* Collected material
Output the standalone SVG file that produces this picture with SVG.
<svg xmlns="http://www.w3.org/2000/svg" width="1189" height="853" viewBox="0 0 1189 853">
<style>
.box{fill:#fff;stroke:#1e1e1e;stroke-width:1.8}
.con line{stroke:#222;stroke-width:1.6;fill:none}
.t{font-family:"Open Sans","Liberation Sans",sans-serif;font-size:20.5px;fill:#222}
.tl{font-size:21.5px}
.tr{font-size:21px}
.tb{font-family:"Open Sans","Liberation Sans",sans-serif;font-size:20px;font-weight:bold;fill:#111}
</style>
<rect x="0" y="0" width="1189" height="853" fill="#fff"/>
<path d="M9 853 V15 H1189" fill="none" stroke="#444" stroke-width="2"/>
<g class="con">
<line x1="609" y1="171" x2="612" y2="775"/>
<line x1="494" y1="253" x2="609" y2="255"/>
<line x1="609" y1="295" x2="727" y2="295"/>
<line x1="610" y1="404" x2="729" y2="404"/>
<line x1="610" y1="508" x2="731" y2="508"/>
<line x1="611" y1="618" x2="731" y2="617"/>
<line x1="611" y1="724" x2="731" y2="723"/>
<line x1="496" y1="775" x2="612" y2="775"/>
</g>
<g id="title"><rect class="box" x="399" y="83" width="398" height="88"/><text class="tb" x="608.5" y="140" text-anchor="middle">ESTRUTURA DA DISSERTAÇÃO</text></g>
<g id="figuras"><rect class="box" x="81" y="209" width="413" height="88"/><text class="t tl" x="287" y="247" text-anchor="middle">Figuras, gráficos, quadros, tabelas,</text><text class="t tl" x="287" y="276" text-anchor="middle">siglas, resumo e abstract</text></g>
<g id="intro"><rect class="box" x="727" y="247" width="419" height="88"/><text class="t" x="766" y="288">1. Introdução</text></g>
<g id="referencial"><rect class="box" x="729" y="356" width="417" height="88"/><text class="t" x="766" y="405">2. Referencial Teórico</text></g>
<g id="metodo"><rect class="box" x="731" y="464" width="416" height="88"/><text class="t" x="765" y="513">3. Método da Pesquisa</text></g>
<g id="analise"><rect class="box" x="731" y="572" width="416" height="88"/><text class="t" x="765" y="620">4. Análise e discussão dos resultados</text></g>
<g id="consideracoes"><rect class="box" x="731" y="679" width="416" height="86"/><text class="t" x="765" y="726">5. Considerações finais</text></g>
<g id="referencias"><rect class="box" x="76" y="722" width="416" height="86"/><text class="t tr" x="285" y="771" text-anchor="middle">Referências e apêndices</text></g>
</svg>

* Task description
Nothing in the data may differ; print all of it exactly as written.

* Output below
Output the standalone SVG file that produces this picture with SVG.
<svg xmlns="http://www.w3.org/2000/svg" width="1189" height="853" viewBox="0 0 1189 853">
<style>
.box{fill:#fff;stroke:#1e1e1e;stroke-width:1.8}
.con line{stroke:#222;stroke-width:1.6;fill:none}
.t{font-family:"Open Sans","Liberation Sans",sans-serif;font-size:20.5px;fill:#222}
.tl{font-size:21.5px}
.tr{font-size:21px}
.tb{font-family:"Open Sans","Liberation Sans",sans-serif;font-size:20px;font-weight:bold;fill:#111}
</style>
<rect x="0" y="0" width="1189" height="853" fill="#fff"/>
<path d="M9 853 V15 H1189" fill="none" stroke="#444" stroke-width="2"/>
<g class="con">
<line x1="609" y1="171" x2="612" y2="775"/>
<line x1="494" y1="253" x2="609" y2="255"/>
<line x1="609" y1="295" x2="727" y2="295"/>
<line x1="610" y1="404" x2="729" y2="404"/>
<line x1="610" y1="508" x2="731" y2="508"/>
<line x1="611" y1="618" x2="731" y2="617"/>
<line x1="611" y1="724" x2="731" y2="723"/>
<line x1="496" y1="775" x2="612" y2="775"/>
</g>
<g id="title"><rect class="box" x="399" y="83" width="398" height="88"/><text class="tb" x="608.5" y="140" text-anchor="middle">ESTRUTURA DA DISSERTAÇÃO</text></g>
<g id="figuras"><rect class="box" x="81" y="209" width="413" height="88"/><text class="t tl" x="287" y="247" text-anchor="middle">Figuras, gráficos, quadros, tabelas,</text><text class="t tl" x="287" y="276" text-anchor="middle">siglas, resumo e abstract</text></g>
<g id="intro"><rect class="box" x="727" y="247" width="419" height="88"/><text class="t" x="766" y="288">1. Introdução</text></g>
<g id="referencial"><rect class="box" x="729" y="356" width="417" height="88"/><text class="t" x="766" y="405">2. Referencial Teórico</text></g>
<g id="metodo"><rect class="box" x="731" y="464" width="416" height="88"/><text class="t" x="765" y="513">3. Método da Pesquisa</text></g>
<g id="analise"><rect class="box" x="731" y="572" width="416" height="88"/><text class="t" x="765" y="620">4. Análise e discussão dos resultados</text></g>
<g id="consideracoes"><rect class="box" x="731" y="679" width="416" height="86"/><text class="t" x="765" y="726">5. Considerações finais</text></g>
<g id="referencias"><rect class="box" x="76" y="722" width="416" height="86"/><text class="t tr" x="285" y="771" text-anchor="middle">Referências e apêndices</text></g>
</svg>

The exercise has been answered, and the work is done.